An employee has been on stress leave for about 15 months. She has used all her personal leave, annual leave and long service leave, supplying medical certificates along the way. What are our options for dismissal?
Generally speaking, it is unlawful to terminate an employee’s employment on the basis of their temporary absence from work due to illness or injury. An exception is when the employee has been on leave for more than 3 months, or they have been absent for a total of 3 months in a 12-month period, and at least some part of that absence was on leave other than paid personal/carer’s leave (such as annual leave or unpaid leave). It appears that you may, in this instance, be past the 3-month mark when you are able to dismiss this employee. This would have to be on the basis that she does not have the capacity to perform the inherent requirements of the position (which includes being available to work) rather than some other discriminatory or unlawful reason (such as exercising her right to use personal leave). Of course, you would also need to observe unfair dismissal laws.

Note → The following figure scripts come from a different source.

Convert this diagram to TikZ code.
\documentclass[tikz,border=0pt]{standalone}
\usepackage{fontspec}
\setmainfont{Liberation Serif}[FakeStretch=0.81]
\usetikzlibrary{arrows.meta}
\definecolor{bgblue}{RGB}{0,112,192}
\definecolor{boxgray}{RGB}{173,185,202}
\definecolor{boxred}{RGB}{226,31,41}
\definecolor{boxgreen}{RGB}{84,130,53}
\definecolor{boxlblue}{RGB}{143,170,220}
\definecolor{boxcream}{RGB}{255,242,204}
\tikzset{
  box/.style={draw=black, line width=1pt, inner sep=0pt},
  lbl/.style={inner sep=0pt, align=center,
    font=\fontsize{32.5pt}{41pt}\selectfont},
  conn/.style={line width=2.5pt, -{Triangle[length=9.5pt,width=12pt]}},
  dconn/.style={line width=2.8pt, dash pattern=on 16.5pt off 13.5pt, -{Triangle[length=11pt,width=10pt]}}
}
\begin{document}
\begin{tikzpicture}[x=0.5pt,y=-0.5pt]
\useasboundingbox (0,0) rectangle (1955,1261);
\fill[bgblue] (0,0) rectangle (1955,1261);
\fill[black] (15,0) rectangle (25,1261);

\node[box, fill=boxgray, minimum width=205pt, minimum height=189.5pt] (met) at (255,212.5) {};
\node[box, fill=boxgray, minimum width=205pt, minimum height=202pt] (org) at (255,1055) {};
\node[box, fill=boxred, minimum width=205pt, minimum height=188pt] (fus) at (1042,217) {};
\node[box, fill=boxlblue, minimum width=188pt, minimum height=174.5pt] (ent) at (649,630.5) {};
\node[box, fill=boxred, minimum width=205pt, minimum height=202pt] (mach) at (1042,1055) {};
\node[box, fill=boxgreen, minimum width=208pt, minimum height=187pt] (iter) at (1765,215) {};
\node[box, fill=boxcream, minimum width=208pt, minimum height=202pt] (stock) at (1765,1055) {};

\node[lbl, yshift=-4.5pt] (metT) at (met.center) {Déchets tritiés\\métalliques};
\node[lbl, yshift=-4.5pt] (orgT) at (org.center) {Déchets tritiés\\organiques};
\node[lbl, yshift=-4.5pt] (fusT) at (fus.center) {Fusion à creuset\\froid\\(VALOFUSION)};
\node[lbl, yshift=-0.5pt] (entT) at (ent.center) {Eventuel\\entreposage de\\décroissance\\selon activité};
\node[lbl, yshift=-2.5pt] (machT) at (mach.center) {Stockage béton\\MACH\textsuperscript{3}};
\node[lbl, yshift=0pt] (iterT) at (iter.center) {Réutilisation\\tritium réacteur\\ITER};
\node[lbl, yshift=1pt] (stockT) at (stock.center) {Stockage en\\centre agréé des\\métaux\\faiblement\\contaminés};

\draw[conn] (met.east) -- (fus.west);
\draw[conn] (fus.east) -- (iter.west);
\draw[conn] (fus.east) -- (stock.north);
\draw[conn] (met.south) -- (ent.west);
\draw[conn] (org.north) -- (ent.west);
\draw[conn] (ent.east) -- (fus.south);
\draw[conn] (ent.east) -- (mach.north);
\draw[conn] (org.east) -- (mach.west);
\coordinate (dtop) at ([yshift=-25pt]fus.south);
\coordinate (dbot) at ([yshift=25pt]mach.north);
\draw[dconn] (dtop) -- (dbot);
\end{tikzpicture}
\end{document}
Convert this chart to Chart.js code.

You can make enquiries of the employee to see what adjustments she would need, within reason, to return to work in some capacity. This would include requesting medical certificates and, if necessary, asking for her consent to speak to her doctor. If there is no reasonable adjustment that you could make for the employee or if it becomes apparent that she will not be back to work at full capacity, you will need to revisit this issue with any new information available to you and make a further assessment as to whether you wish to proceed with dismissal on the basis of incapacity. You should appreciate that unfair dismissal laws require employers to give employees reasonable opportunity to respond to a proposed dismissal.
We recommend that you seek formal legal advice before taking any steps that are adverse to the employee, given the potential for liability for the business.